Understanding elasticsearch filter context

I have some doubts about how the filter context works in Elasticsearch/Lucene ecosystem which I would be grateful if someone can clear up. This is related to another problem which I have been recently facing.

I have an index that stores DNS request/responses. The index is per day and older indices are force merged to 1 segment. Each daily index has around 50-60M docs (total 12-15G) divided in to 2 shards with replica set to 1.

Typical documents have following schema

{"source_ip": IP,
 "destination_ip": IP,
 "source_port": long,
 "destination_port": long,
 "sensor": keyword,
 "query": keyword,
 "answers": text,
 "@timestamp",
 ... }

Most of entries have same destination_ip while rest of the fields are different. The destination_ip breakup is

  • 10.11.100.100 - 50%
  • 10.138.100.100 - 35%
  • Others - 15%

Typically I need to search for (source_ip, destination_ip, query, sensor) within a time window and only return documents that match ALL these criteria. This search is against older indices (that have been force-merged). From the docs I understand bool query with filter is the best bet in such cases as that uses the filter context.

Using elasticsearch-py and elasticsearch-dsl, I usually form queries like so

src_srch = (ESD.Search(using=es, index="dns-YYYY.MM.DD")
            .filter("range", **{"@timestamp": {"lte": lseen, "gte": fseen}}
            .filter("terms", **{"source_ip": ["xxxx"]})
            .filter("terms", **{"destination_ip": ["xxxx"]})
            .filter("terms", **{"sensor": ["xxxx"]})
            .filter("terms", **{"query": ["xxxx"]}))

This gets translated to bool with multiple filters.

Does Elasticsearch do some query optimization on filters or does it pass this responsibility to Lucene? How does Lucene do this? Are the filters run in a particular order? Filter context caches the results so for above query will separate cache be created for each filter or single cache with aggregate results of all the filters?

The problem that I am hitting is that after upgrade to 7.16.1 the queries have become very slow (As shown in linked issue). Profiling the query of type:

{"source_ip": XX, "destination_ip": "10.11.100.100", "query": YY, "sensors": ZZ} in time period (a, b)

shows query takes 300ms on one shard (hits < 10) with bulk of time spent in filtering destination_ip:10.11.100.100.

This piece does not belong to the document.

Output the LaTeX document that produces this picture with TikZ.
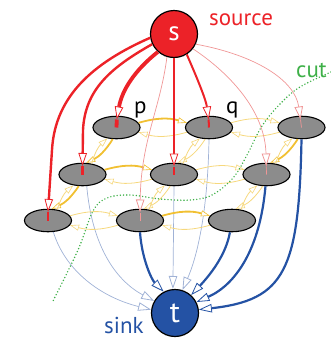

If I trim the query to remove destination_ip

{"source_ip": XX, "query": YY, "sensors": ZZ} in time period (a, b), profiler shows same query completing in < 1ms (Same number of hits) as most expensive filter is not run.

Are there any particular reasons this could be happening?

Hey,

so filters in a bool query sound like the most efficient idea here, as long as you don't need any scoring. What happens internally is, that Lucene is able to cache each filter separately, if it is being reused a certain number of times. See also Elasticsearch caching deep dive: Boosting query speed one cache at a time | Elastic Blog

That said, I suppose it makes more sense to focus on the issue in the other post you wrote first, see if that can get fixed and then go from there.

--Alex

Thanks @spinscale for the explanation regarding Lucene caching!

I found a post explaining some of these questions. It's not the recent one, but I suspect the general framework is still the same.

And also, though I'm not sure it will mitigate the problem, Index Sorting looks related to the problem.

Thanks, I had seen this link but was hoping for something more recent.

Index sorting unfortunately will not fit the bill as the indexes are write heavy.